En 1920 la guerre civile a radicalement transformé le visage de la Russie. Alors qu’elle prend fin, Trotsky écrit fiévreusement un long pamphlet pour répondre aux attaques portées contre les bolcheviks, en particulier par Kautsky et la Social-démocratie. Cela donnera naissance à un nouvel ouvrage « Terrorisme et communisme ». Un chapitre entier et de nombreuses pages sont consacrés à la Commune.
Celle-ci est d’abord le prétexte à un règlement de compte, l’occasion toute trouvée pour Kautsky de dénoncer la « dictature des bolcheviks ». La crainte des dérives anarchistes n’est plus de mise : désormais la Commune est présentée par la Social-démocratie comme un modèle démocratique, par opposition à la révolution russe.
La réponse de Trotsky est presque symétrique : les qualités que Kautsky prête à la Commune sont précisément les défauts qui ont concouru à sa perte, ces « traits de douceur et de grandeur d’âme qui n’étaient souvent, à vrai dire, que l’envers de l’irrésolution ».
Celle-ci a une signification concrète, et Trotsky tente d’en faire la démonstration, en montrant que la Commune en a fait à la fois beaucoup trop et pas assez sur le terrain de la révolution, suffisamment pour faire peur à la bourgeoisie, mais pas assez pour vaincre…
De ce point, la Commune est presque un contre-modèle : « Nous chérissons le souvenir de la Commune en dépit de son expérience par trop restreinte, du manque de préparation de ses membres, du caractère confus de son programme, de l’absence d’unité parmi ses dirigeants, de l’indécision de ses projets, de l’irrémédiable confusion dans l’exécution, et de l’effroyable désastre qui en résulta fatalement ».

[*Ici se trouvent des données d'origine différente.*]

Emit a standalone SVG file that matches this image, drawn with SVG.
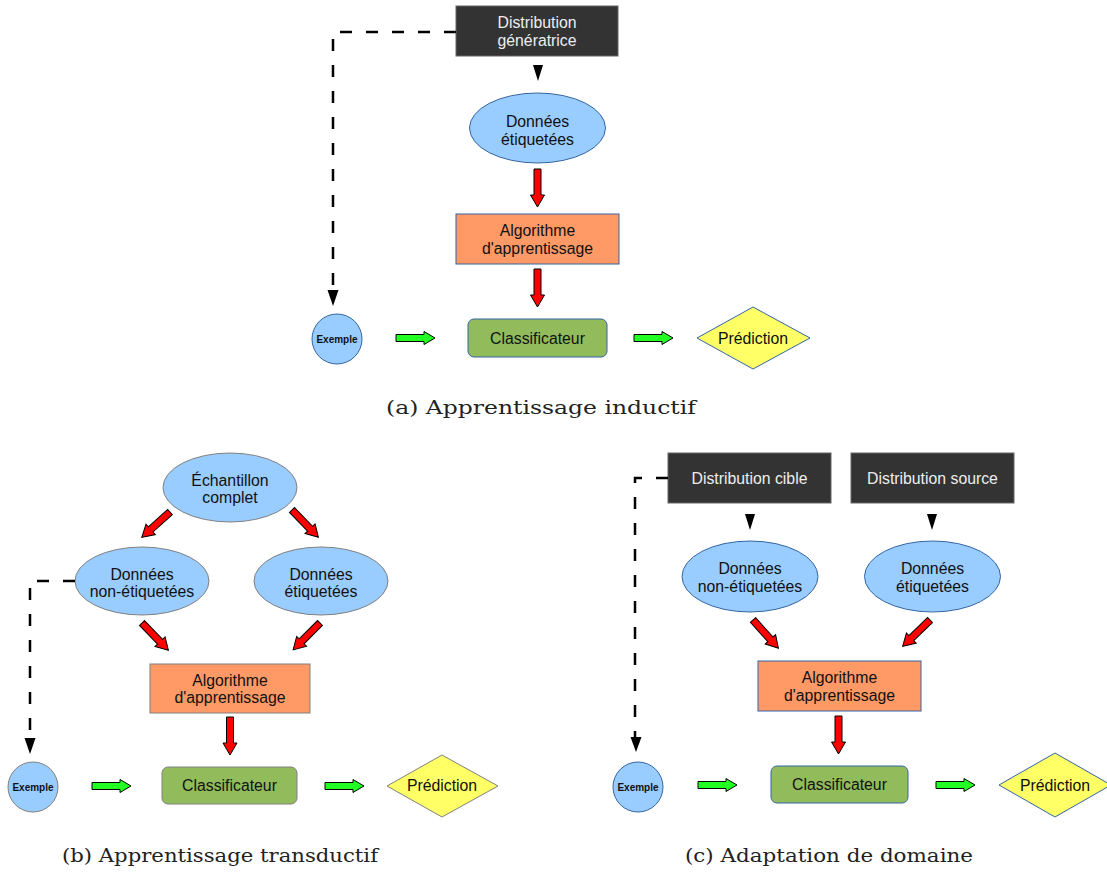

Dans une étude plus ramassée publiée en 1921 (« Les leçons de la Commune ») Trotsky pense avoir trouvé le remède : « Nous pouvons ainsi feuilleter page par page toute l’histoire de la Commune, et nous y trouverons une seule leçon : il faut une forte direction de parti ». La formule est brutale mais là encore la démonstration se veut concrète. Trotsky ouvre une perspective assez originale sur la lecture des événements : on se souvient en général des écrits de Marx sur le fait qu’en mars 1871 les conditions étaient défavorables à un coup de main du prolétariat, plus rarement du fait qu’elles étaient bien plus favorables en septembre 1870. Mais pour saisir cette opportunité, et combattre les illusions dans les démocrates bourgeois qui l’ont déjà trahi en 1848 et fait perdre au peuple parisien plus de six mois, il fallait une « conscience vivante de l’expérience passée », un parti.
« Le parti ne crée pas la révolution à son gré, il ne choisit pas à sa guise le moment pour s’emparer du pouvoir, mais il intervient activement dans les événements, pénètre à chaque instant l’état d’esprit des masses révolutionnaires et évalue la force de résistance de l’ennemi, et détermine ainsi le moment le plus favorable à l’action décisive. C’est le côté le plus difficile de sa tâche ». Mais aussi la plus essentielle. La révolution russe en est le meilleur exemple où le Parti bolchevik - par la confiance qu’il a gagné auprès du prolétariat - a su le convaincre de ne pas prendre le pouvoir en juillet 1917 pour ne pas se retrouver isolé à Pétrograd, tout en accélérant le cours de l’histoire en octobre pour éviter de le décourager… estimant que les possibilités d’extension de la révolution étaient désormais plus assurées.
Cette réflexion sur le parti rejoint par bien des aspects celle de Marx sur le rôle du hasard dans l’histoire, et celui des individus : « [L’histoire] serait de nature fort mystique si les « hasards » n’y jouaient aucun rôle. Ces cas fortuits rentrent naturellement dans la marche générale de l’évolution et se trouvent compensés par d’autres hasards. Mais l’accélération ou le ralentissement du mouvement dépendent beaucoup de semblables « hasards », parmi lesquels figure aussi le « hasard » du caractère des chefs appelés les premiers à conduire le mouvement » .
C’est ainsi qu’au temps long des processus historiques et de leur maturation, répond le temps court des événements et de la prise du pouvoir, lorsque quelques jours, parfois quelques heures, suffisent pour décider du sort de la révolution pour de longues années. C’est à cela que sert un parti : il fallait marcher sur Versailles… et sur le Palais d’hiver, ou renoncer à prendre le pouvoir.